*Brief:* Below are the records. List every line holding the word "that".

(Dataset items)
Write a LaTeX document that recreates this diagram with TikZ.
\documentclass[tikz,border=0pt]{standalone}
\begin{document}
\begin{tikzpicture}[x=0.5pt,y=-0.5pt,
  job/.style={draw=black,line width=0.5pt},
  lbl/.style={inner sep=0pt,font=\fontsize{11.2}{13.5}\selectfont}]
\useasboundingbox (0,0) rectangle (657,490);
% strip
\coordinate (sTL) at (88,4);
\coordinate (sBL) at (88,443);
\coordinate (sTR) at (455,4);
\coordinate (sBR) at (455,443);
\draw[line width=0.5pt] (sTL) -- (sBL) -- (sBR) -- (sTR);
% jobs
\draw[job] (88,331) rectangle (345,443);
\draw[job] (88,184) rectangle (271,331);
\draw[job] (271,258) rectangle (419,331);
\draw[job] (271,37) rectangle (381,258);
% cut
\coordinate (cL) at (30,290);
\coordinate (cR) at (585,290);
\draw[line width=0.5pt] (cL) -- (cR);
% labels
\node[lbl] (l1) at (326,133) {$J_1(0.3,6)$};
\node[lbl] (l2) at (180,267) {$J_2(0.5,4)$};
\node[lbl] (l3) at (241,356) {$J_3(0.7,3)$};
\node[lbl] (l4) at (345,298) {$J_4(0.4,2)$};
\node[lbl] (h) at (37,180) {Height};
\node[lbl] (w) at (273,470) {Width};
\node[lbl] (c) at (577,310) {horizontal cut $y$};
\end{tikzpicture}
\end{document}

* * *

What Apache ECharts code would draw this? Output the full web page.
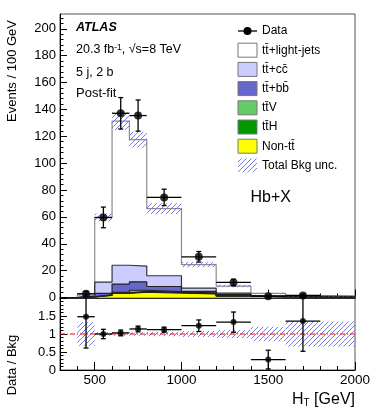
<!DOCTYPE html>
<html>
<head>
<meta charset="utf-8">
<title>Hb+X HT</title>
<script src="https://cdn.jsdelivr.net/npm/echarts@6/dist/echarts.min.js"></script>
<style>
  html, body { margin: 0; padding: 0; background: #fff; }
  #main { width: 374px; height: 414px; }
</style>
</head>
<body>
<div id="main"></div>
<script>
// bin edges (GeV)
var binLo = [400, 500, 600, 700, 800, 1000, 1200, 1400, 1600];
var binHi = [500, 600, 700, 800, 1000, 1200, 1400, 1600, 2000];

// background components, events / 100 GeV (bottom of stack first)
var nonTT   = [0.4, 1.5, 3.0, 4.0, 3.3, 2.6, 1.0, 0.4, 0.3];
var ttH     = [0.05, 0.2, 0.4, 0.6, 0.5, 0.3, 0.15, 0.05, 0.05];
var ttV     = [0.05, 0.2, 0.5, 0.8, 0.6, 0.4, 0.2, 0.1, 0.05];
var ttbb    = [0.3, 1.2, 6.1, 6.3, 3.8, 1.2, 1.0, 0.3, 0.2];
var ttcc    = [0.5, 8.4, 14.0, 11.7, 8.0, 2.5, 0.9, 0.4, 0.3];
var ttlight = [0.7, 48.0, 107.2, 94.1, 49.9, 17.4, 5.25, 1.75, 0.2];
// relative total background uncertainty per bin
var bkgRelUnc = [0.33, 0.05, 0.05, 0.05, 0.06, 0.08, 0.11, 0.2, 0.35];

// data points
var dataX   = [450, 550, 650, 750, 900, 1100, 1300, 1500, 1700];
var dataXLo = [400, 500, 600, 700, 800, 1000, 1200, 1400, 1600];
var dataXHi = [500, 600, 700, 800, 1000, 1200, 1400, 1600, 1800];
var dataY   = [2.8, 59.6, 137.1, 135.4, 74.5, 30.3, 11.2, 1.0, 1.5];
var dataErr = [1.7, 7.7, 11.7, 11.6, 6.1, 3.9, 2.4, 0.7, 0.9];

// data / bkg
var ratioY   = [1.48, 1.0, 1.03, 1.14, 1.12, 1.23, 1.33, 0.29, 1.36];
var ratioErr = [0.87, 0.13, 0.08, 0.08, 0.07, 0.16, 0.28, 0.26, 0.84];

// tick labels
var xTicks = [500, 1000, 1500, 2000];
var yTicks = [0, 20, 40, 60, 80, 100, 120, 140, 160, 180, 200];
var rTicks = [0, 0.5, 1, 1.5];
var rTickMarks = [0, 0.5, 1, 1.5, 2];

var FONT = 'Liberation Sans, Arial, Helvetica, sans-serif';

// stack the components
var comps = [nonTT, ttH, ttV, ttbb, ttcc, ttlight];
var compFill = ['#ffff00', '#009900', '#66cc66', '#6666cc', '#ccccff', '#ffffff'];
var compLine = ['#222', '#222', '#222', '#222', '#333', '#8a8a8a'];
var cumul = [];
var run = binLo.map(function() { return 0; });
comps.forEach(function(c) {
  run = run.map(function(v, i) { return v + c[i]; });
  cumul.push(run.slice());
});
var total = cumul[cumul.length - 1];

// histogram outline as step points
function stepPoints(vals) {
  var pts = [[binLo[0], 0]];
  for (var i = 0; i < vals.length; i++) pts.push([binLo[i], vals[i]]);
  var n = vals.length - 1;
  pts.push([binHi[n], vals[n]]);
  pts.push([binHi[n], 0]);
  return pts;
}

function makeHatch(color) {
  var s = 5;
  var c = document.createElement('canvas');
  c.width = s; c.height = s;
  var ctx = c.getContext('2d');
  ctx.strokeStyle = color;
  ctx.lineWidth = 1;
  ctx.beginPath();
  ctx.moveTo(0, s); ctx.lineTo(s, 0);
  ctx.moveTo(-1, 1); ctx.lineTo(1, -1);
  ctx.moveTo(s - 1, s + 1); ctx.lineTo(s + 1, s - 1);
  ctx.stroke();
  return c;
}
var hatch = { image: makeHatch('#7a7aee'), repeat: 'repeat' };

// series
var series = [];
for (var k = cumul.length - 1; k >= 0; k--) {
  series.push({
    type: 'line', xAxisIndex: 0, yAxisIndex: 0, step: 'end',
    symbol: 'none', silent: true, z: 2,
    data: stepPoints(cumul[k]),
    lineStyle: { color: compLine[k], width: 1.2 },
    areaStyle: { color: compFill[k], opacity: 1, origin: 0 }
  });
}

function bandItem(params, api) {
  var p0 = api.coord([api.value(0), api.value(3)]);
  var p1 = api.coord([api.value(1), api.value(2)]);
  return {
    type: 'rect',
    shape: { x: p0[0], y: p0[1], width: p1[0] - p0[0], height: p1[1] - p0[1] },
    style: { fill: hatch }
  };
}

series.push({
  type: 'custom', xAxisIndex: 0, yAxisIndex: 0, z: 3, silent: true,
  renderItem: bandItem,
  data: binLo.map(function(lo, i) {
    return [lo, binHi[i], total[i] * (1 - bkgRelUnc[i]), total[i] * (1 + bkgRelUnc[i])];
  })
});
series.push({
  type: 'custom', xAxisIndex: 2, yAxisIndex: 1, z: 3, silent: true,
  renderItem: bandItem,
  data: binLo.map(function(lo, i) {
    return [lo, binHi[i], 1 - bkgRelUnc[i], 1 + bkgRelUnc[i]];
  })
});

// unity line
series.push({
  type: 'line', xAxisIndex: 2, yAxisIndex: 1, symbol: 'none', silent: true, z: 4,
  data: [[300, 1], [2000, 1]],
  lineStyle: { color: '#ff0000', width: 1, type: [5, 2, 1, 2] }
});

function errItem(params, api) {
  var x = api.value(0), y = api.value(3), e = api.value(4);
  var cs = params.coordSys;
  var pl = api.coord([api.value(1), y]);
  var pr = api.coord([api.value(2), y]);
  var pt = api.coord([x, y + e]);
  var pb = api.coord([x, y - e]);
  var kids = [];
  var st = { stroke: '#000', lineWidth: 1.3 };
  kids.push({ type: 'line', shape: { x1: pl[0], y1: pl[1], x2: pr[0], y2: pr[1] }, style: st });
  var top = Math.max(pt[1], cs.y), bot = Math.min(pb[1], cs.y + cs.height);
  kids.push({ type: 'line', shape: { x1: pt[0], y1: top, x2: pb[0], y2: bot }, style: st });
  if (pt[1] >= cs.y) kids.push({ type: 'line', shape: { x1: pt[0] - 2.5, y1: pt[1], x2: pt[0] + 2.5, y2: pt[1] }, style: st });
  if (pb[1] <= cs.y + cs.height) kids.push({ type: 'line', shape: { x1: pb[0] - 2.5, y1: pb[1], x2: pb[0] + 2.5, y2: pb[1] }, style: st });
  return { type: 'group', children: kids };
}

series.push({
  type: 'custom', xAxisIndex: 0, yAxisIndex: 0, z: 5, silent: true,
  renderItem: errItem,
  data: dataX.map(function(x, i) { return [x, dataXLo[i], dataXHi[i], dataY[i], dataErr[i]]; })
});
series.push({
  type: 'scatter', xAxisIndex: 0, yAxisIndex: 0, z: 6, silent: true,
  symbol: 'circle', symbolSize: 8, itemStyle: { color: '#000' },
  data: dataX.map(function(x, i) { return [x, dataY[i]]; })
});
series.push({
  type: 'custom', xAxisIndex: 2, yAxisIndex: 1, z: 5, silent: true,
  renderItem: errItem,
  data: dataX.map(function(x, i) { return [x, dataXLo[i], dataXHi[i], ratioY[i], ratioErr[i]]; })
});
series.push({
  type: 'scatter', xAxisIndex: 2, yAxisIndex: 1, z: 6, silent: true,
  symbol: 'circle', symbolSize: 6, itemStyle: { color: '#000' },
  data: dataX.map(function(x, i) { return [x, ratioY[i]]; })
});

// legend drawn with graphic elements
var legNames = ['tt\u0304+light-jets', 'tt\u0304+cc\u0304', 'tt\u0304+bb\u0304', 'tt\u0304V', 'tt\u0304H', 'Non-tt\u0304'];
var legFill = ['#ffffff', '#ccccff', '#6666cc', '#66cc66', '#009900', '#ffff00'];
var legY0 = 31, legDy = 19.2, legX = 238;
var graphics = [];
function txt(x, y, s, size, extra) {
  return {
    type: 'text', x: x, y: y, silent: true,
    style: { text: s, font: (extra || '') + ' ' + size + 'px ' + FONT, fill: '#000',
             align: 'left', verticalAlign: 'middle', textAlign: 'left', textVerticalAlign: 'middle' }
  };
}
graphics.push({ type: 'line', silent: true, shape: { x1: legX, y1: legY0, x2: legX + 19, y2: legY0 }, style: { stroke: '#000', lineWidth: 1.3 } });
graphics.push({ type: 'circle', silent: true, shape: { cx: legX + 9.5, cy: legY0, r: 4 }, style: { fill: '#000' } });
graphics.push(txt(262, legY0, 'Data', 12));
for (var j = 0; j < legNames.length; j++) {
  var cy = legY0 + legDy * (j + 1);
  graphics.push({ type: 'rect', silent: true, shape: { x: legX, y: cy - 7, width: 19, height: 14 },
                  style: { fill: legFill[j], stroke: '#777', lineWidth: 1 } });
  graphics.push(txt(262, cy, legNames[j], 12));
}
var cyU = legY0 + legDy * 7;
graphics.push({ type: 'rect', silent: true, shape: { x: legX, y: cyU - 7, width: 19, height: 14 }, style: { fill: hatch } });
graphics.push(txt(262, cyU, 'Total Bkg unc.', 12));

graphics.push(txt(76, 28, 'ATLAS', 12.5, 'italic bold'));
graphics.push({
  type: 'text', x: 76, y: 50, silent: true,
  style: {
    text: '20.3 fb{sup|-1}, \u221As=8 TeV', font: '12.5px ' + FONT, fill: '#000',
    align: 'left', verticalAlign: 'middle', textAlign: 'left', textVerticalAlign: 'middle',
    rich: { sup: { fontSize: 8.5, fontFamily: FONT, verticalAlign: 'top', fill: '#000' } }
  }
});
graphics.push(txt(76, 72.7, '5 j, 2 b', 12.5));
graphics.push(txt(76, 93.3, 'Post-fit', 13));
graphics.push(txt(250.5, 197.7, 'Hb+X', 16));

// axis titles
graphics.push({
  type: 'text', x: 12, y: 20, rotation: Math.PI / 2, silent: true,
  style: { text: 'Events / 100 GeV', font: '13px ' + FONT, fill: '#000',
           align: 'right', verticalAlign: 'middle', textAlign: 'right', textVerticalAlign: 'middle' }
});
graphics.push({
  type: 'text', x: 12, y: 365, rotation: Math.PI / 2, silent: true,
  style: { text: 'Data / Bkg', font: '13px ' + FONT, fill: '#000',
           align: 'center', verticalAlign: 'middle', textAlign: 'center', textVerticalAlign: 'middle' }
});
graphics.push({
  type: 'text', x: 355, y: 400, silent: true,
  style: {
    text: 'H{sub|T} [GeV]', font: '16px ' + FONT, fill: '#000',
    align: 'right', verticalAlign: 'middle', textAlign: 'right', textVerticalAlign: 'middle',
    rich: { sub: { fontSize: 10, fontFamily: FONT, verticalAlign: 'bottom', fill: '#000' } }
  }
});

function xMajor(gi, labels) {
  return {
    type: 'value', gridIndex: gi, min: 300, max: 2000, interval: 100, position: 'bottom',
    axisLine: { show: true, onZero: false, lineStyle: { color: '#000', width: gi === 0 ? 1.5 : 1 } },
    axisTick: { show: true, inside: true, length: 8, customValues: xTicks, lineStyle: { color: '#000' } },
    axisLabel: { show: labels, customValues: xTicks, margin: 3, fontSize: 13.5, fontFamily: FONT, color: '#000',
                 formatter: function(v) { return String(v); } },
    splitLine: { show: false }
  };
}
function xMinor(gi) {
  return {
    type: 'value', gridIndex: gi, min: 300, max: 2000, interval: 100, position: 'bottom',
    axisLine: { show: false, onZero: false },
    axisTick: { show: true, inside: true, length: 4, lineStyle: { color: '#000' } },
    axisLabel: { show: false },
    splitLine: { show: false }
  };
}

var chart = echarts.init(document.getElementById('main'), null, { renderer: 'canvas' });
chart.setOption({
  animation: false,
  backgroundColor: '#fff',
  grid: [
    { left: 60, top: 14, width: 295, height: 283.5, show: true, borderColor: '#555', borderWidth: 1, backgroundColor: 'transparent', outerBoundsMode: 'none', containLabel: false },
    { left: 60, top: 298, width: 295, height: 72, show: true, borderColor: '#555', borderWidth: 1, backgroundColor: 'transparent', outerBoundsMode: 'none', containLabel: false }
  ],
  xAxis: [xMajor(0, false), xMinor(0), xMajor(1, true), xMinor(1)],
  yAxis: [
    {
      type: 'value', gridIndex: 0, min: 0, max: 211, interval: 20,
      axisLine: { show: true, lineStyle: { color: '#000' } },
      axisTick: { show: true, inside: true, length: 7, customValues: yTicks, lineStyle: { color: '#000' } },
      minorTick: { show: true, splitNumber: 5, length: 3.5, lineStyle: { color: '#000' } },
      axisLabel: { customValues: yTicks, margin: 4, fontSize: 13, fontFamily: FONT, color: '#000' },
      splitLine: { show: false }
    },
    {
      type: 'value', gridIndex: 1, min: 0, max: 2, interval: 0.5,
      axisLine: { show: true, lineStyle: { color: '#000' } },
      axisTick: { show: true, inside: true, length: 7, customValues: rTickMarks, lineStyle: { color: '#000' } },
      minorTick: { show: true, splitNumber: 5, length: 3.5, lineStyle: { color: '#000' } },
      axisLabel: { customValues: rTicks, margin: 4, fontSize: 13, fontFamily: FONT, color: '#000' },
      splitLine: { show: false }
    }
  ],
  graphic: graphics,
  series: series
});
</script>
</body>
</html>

* * *

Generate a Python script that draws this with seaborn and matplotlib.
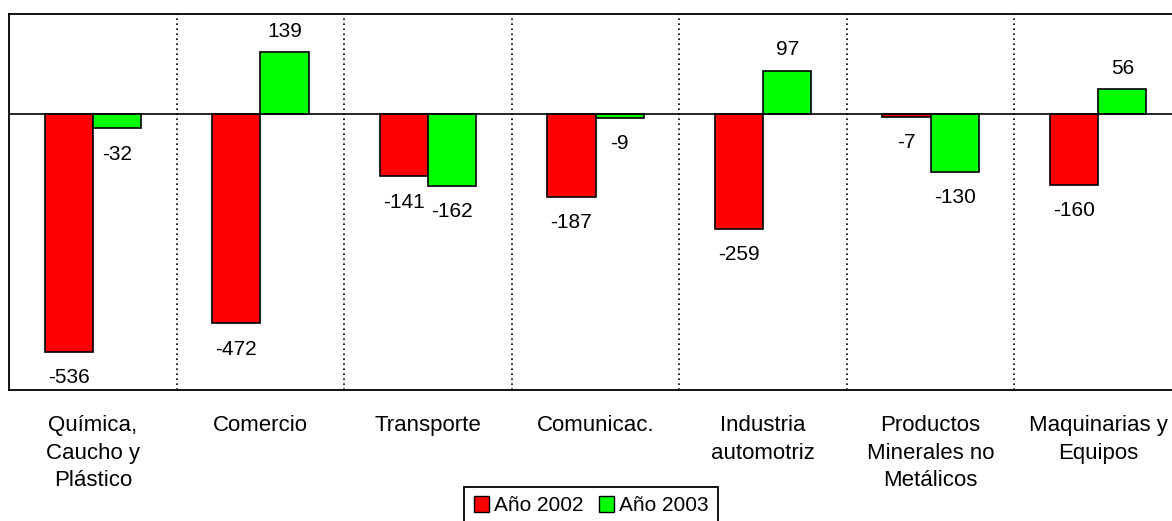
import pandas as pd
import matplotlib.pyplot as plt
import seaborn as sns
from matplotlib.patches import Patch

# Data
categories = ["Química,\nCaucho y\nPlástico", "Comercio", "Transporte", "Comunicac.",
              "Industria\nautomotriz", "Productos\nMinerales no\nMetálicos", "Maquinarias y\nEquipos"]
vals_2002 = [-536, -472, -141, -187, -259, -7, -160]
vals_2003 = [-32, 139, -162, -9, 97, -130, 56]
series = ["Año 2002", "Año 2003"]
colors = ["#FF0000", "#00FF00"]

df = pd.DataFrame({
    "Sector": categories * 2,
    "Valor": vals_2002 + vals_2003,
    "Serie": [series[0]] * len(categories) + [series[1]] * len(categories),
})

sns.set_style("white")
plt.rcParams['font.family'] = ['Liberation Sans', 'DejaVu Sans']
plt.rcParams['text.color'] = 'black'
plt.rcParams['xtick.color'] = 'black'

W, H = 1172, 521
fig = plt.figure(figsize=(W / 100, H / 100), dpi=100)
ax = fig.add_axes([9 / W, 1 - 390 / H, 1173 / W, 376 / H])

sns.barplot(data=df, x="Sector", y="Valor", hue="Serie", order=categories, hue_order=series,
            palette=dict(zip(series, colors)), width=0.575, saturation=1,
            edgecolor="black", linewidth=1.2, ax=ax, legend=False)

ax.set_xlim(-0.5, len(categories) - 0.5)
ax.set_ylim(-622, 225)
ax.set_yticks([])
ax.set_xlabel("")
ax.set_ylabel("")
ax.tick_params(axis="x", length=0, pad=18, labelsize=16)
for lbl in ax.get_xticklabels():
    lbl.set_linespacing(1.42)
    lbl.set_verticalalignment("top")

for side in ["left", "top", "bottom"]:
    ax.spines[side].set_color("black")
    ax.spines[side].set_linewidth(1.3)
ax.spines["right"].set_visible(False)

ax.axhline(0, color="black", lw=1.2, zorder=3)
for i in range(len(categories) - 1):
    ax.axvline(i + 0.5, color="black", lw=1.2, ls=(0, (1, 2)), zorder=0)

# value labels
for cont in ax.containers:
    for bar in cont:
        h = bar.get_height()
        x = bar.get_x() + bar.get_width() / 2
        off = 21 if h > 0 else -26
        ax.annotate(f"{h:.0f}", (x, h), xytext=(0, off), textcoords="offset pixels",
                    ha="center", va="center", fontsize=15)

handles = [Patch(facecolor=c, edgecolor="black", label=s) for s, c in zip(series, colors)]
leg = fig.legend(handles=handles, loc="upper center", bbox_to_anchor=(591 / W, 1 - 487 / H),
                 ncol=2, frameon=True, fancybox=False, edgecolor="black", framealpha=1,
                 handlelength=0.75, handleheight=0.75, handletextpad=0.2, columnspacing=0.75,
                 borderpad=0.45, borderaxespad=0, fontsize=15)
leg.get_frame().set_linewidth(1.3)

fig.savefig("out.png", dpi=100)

*Result of the exercise:*
Write a LaTeX document that recreates this diagram with TikZ.
Generate a Python script that draws this with seaborn and matplotlib.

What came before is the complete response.